Thu | Apr 25, 2024

Cemeteries have become social hubs

Published:Thursday | March 4, 2021 | 12:12 AM

THE EDITOR, Madam:

With the shuttering of the entertainment industry, cemeteries have become social hubs. There, the latest fashion can be on full display; hearses, which double as speakers, blast out the latest tunes (forget about resting in peace); liquor steadily flows; and people abandon all social-distance protocols. In a desperate attempt to curtail the skyrocketing cases of COVID-19, the Government has therefore targeted burials.

As of March 8, burial certificates will not be issued, therefore eliminating the need to congregate at these sites and mitigating the potential for the spread of this disease. While some are now questioning the capacity of funeral homes to store bodies for the next three weeks, I believe we must also ask ourselves an even tougher question. Why do so many people need to be buried in the first place?

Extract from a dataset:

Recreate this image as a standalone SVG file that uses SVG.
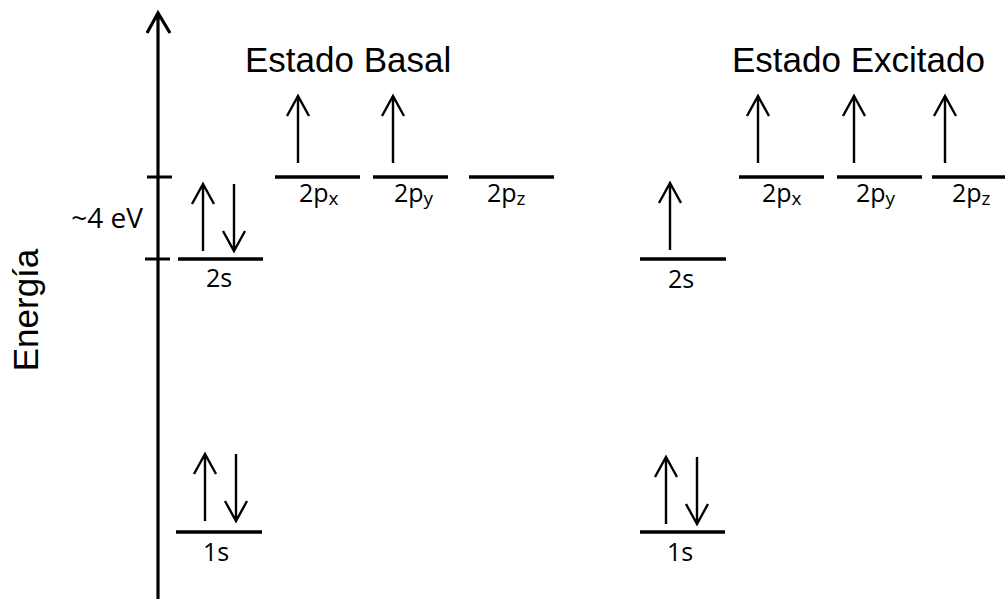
<svg xmlns="http://www.w3.org/2000/svg" width="1005" height="599" viewBox="0 0 1005 599">
<style>
.lvl{stroke:#000;stroke-width:3.5;fill:none}
.ax{stroke:#000;stroke-width:3.2;fill:none}
.e{stroke:#000;stroke-width:2.4;fill:none}
.lbl{font-family:"Open Sans",sans-serif;font-size:25px;fill:#000}
.sub{font-size:19px}
.title{font-family:"Liberation Sans",Arial,sans-serif;font-size:35px;fill:#000}
</style>
<defs>
<g id="up"><path class="e" d="M0,67 V0 M-11,20 L0,0 L11,20"/></g>
<g id="dn"><path class="e" d="M0,0 V67 M-11,47 L0,67 L11,47"/></g>
</defs>
<rect width="1005" height="599" fill="#fff"/>
<g id="axis">
<path class="ax" d="M158,599 V14 M147,33 L158,13 L170,33"/>
<path class="ax" d="M147,177 H172 M145,259 H170"/>
<text class="title" transform="translate(38,310) rotate(-90)" text-anchor="middle">Energía</text>
<text class="lbl" x="143" y="228" text-anchor="end" style="font-size:28px">~4 eV</text>
</g>
<g id="titles">
<text class="title" x="245" y="72">Estado Basal</text>
<text class="title" x="732" y="72">Estado Excitado</text>
</g>
<g id="basal-2p">
<path class="lvl" d="M275,177 H360 M373,177 H448 M469,177 H554"/>
<use href="#up" x="298" y="96"/>
<use href="#up" x="393" y="96"/>
<text class="lbl" x="299" y="202">2p<tspan class="sub" dy="3">x</tspan></text>
<text class="lbl" x="394" y="202">2p<tspan class="sub" dy="3">y</tspan></text>
<text class="lbl" x="487" y="202">2p<tspan class="sub" dy="3">z</tspan></text>
</g>
<g id="basal-2s">
<path class="lvl" d="M178,259 H263"/>
<use href="#up" x="203" y="184"/>
<use href="#dn" x="234" y="184"/>
<text class="lbl" x="206" y="287">2s</text>
</g>
<g id="basal-1s">
<path class="lvl" d="M176,532 H262"/>
<use href="#up" x="205" y="454"/>
<use href="#dn" x="236" y="454"/>
<text class="lbl" x="203" y="561">1s</text>
</g>
<g id="exc-2p">
<path class="lvl" d="M739,177 H824 M837,177 H922 M932,177 H1005"/>
<use href="#up" x="758" y="96"/>
<use href="#up" x="854" y="96"/>
<use href="#up" x="945" y="96"/>
<text class="lbl" x="762" y="202">2p<tspan class="sub" dy="3">x</tspan></text>
<text class="lbl" x="856" y="202">2p<tspan class="sub" dy="3">y</tspan></text>
<text class="lbl" x="952" y="202">2p<tspan class="sub" dy="3">z</tspan></text>
</g>
<g id="exc-2s">
<path class="lvl" d="M640,259 H726"/>
<use href="#up" x="670" y="183"/>
<text class="lbl" x="668" y="288">2s</text>
</g>
<g id="exc-1s">
<path class="lvl" d="M640,532 H725"/>
<use href="#up" x="666" y="457"/>
<use href="#dn" x="697" y="457"/>
<text class="lbl" x="667" y="561">1s</text>
</g>
</svg>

COVID-19 was officially declared a pandemic in March 2020. Since then, some Jamaica has had 435 related COVID-19 deaths. Yet, in 2020, Jamaica had an astonishing 1,301 murders. Another 435 people died as a result of traffic accidents. The painful reality of Jamaica is that there is a greater fear of being murdered or dying in an accident than of contracting, and dying from, COVID-19. Perhaps this explains the lax attitude many have taken towards observing COVID-19 protocols – there are simply too many other things to be mortally afraid of.